Sem enxergar, é possível distinguir quando os frutos de café estão maduros: pequenos e arredondados, eles ficam lisos e macios ao tato.

Basta esticar o braço junto a um dos galhos carregados e usar os dedos para puxar os frutos pelo caminho e colhê-los do pé. No terreiro, onde eles secam ao sol, o som é o guia: balançando um punhado de grãos perto do ouvido, o barulho de chocalho indica quais estão mais secos.

A experiência com os sentidos foi vivida por um grupo de dez pessoas cegas ou com baixa visão (neste último caso, incluindo este repórter), na fazenda Retiro Santo Antônio, em Santo Antônio do Jardim (cidade a 201 quilômetros de São Paulo).

O roteiro foi desenvolvido pela estudante do curso técnico em guia de turismo do Senac Aldmara Veronese, 44. Com patrocínio da Fresp (Federação das Empresas de Transportes de Passageiros por Fretamento do Estado de São Paulo), o projeto já teve duas viagens experimentais, sem custos para os turistas.

PARA TODOS

A Folha acompanhou a segunda viagem promovida (veja acima vídeo acessível sobre a experiência). No grupo, pessoas que enxergam servem de guia aos deficientes que precisam de auxílio para se locomover. Depois de percorrer a plantação e fazer a colheita, cada cego foi incentivado a caminhar sobre o café e a "girá-lo", ou seja, movimentá-lo com uma espécie de rodo para trazer à tona os que estão escondidos do sol.

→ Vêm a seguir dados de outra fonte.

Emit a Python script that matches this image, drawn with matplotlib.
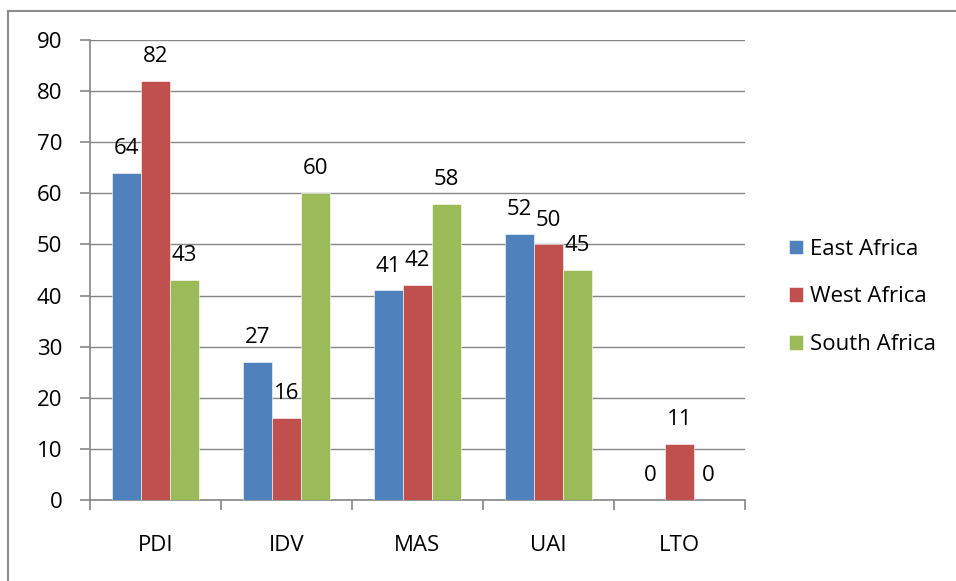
import numpy as np
import matplotlib.pyplot as plt
from matplotlib.lines import Line2D
from matplotlib.ticker import MultipleLocator

plt.rcParams['font.family'] = ['Open Sans', 'DejaVu Sans']

# data
categories = ['PDI', 'IDV', 'MAS', 'UAI', 'LTO']
east = [64, 27, 41, 52, 0]
west = [82, 16, 42, 50, 11]
south = [43, 60, 58, 45, 0]
series_names = ['East Africa', 'West Africa', 'South Africa']

blue = '#4F81BD'
red = '#C0504D'
green = '#9BBB59'
grid_col = '#868686'
font_size = 16

fig = plt.figure(figsize=(9.56, 5.81), dpi=100)
ax = fig.add_axes([90/956, 1-500/581, (745-90)/956, (500-40)/581])

x = np.arange(len(categories))
bw = 0.222
bars = []
for i, (vals, col, name) in enumerate(zip([east, west, south], [blue, red, green], series_names)):
    b = ax.bar(x + (i-1)*bw, vals, width=bw, color=col, edgecolor='white',
               linewidth=0.4, label=name, zorder=3)
    ax.bar_label(b, labels=[str(v) for v in vals], padding=10, fontsize=font_size, color='black')
    bars.append(b)

ax.set_xlim(-0.5, len(categories)-0.5)
ax.set_ylim(0, 90)
ax.yaxis.set_major_locator(MultipleLocator(10))

# 网格和边框
ax.grid(axis='y', color=grid_col, linewidth=1, zorder=0)
for s in ['top', 'right']:
    ax.spines[s].set_visible(False)
for s in ['left', 'bottom']:
    ax.spines[s].set_color(grid_col)
    ax.spines[s].set_linewidth(1.2)

# x刻度：分隔线 + 类别标签
ax.set_xticks(np.arange(len(categories)+1) - 0.5)
ax.set_xticklabels([])
ax.set_xticks(x, minor=True)
ax.set_xticklabels(categories, minor=True)
ax.tick_params(axis='x', which='major', length=7, width=1.2, color=grid_col, direction='out')
ax.tick_params(axis='x', which='minor', length=0, pad=25, labelsize=font_size)
ax.tick_params(axis='y', length=7, width=1.2, color=grid_col, direction='out', pad=13,
               labelsize=font_size)

leg = fig.legend(handles=[b for b in bars], loc='center left', bbox_to_anchor=(769/956, 1-297/581),
                 frameon=False, fontsize=font_size, handlelength=0.65, handleheight=0.65,
                 handletextpad=0.3, labelspacing=1.2)

# 外框（只显示上边和左边）
fig.add_artist(Line2D([8/956, 1], [1-10.5/581, 1-10.5/581], color='#8c8c8c', linewidth=1.5))
fig.add_artist(Line2D([7.5/956, 7.5/956], [0, 1-10.5/581], color='#8c8c8c', linewidth=1.5))

plt.savefig('out.png', dpi=100)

Mais tarde, foram mostrados os equipamentos de moagem e torrefação –e, enfim, abriu-se a possibilidade de degustar a bebida.

Para que os viajantes aproveitassem melhor a excursão, todos os cenários eram descritos. Veronese falou sobre as casas da cidade de 6.000 pessoas, os ipês-amarelos, as flores de diversas cores.

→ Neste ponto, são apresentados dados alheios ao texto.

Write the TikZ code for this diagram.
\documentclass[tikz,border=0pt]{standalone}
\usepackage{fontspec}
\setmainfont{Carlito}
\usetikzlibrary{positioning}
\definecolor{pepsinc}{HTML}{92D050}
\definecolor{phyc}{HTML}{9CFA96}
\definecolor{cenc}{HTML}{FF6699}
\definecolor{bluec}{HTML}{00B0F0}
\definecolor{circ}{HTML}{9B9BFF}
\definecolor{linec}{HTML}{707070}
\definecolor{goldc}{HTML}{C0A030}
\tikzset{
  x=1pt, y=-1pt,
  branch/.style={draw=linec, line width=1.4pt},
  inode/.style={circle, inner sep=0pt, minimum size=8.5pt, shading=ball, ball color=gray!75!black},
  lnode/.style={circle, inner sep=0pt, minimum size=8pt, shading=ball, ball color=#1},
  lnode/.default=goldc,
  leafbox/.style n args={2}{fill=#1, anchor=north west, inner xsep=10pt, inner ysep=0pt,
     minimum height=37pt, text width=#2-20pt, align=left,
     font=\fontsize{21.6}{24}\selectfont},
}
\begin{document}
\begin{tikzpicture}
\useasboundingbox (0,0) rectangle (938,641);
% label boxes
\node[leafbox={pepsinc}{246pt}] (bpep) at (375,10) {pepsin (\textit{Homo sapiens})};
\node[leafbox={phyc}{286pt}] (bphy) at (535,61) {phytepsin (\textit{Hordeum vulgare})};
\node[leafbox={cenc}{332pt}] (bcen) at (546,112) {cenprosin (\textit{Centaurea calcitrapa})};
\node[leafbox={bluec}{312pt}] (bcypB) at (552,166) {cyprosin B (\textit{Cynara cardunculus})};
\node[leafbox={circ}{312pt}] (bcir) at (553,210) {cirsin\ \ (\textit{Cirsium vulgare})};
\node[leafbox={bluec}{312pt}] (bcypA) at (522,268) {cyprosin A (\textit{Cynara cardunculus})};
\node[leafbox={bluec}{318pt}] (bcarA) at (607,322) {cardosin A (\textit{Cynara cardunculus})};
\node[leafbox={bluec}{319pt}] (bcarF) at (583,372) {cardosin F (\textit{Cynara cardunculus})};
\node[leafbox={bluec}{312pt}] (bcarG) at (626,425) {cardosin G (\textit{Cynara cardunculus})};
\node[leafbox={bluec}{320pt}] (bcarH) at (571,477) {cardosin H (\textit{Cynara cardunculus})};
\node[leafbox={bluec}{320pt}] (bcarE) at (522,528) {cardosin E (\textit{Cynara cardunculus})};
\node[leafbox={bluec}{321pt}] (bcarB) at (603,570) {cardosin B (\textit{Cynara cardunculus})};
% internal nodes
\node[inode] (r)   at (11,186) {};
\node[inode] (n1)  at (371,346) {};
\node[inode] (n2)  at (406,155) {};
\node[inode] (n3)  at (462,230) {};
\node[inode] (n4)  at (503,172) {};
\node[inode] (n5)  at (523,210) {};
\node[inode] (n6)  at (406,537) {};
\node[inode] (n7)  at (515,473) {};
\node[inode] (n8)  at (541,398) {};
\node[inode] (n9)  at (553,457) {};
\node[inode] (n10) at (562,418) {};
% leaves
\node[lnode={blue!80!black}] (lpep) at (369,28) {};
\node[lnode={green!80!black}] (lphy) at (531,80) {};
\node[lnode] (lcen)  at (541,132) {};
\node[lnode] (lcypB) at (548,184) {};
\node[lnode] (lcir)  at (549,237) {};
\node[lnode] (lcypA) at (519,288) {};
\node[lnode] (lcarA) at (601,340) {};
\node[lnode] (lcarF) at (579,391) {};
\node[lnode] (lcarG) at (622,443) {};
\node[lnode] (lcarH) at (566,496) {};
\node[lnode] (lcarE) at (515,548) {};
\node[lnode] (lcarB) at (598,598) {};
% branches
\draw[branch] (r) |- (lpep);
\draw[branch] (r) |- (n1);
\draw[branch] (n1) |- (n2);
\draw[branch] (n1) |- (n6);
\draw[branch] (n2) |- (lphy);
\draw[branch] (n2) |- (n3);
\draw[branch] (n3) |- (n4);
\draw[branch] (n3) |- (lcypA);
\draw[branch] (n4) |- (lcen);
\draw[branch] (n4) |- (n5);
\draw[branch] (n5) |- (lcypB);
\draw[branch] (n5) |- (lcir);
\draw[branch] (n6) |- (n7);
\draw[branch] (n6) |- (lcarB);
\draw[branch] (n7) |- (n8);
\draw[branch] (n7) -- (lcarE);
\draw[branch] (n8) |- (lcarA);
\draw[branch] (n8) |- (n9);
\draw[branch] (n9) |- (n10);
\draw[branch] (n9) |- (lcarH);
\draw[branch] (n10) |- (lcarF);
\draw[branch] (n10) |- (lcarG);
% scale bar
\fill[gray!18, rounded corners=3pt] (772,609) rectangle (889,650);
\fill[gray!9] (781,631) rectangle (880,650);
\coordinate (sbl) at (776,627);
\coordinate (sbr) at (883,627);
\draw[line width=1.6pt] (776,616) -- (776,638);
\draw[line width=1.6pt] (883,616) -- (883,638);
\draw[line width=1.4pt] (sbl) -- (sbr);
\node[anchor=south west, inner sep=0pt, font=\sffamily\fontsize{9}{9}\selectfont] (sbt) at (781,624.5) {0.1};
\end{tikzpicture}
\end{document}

O analista de sistemas Sidney Tobias, 50, cego desde os 13, diz que já se frustrou em viagens por não ter sido atendido por guias preparados para lidar com a deficiência.

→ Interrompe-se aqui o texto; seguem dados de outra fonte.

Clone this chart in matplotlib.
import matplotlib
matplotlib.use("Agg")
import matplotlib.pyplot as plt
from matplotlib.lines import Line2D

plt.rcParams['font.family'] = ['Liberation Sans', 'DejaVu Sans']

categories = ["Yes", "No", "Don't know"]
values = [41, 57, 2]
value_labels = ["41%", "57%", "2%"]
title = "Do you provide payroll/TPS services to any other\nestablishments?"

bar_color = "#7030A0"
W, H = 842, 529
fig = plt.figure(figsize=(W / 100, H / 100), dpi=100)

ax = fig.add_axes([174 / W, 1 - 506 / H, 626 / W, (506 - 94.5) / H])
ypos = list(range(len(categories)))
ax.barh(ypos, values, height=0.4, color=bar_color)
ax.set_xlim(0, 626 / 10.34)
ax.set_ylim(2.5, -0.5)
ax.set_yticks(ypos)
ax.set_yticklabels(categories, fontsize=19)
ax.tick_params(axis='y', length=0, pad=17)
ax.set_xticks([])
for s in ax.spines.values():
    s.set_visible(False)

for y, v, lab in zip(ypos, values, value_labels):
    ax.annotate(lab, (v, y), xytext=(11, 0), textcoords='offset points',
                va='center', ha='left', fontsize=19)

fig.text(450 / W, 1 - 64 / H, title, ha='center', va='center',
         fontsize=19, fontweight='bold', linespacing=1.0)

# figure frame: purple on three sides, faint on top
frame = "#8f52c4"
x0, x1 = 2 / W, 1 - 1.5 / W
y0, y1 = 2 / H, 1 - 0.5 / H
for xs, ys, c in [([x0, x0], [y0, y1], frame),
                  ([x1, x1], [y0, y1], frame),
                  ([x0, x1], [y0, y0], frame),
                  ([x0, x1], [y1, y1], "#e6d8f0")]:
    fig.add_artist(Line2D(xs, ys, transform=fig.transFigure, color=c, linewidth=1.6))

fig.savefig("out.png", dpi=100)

"O fato de o passeio ser inclusivo me poupa do trabalho de ficar perguntando a toda hora como são as coisas. Existe o risco de ficar sem entender nada da viagem simplesmente por ter vergonha de perguntar ou sentir que está atrapalhando os outros."

A instrutora de ioga Rosilene Celoto, 58, destaca a possibilidade de "ver", com as mãos, o que a viagem proporciona. "Uma pessoa que enxerga viaja até pela internet, vê tudo o que quer. Eu preciso sentir", diz. "E é tão gostoso pegar o café, perceber a textura das plantas."

Para Tobias, esperar o surgimento de projetos sob medida para quem tem deficiência pode ser frustrante –seja no turismo ou na área de entretenimento, como o cinema.

"Hoje fiz um passeio incrível, mas, se quiser ir de novo, não tenho como. É como se, só naquele dia, a pessoa com deficiência visual viajasse."

Em outras palavras, o roteiro sensorial mostra que é possível –fácil, até– aproveitar uma viagem sem enxergar. Mas ele só faz sentido porque cegos e pessoas com baixa visão não têm acessibilidade plena ao viajar por conta própria. Para que a inclusão seja verdadeira, exemplos como esse não podem ser um fim em si, mas devem fomentar a acessibilidade em destinos que são para todos.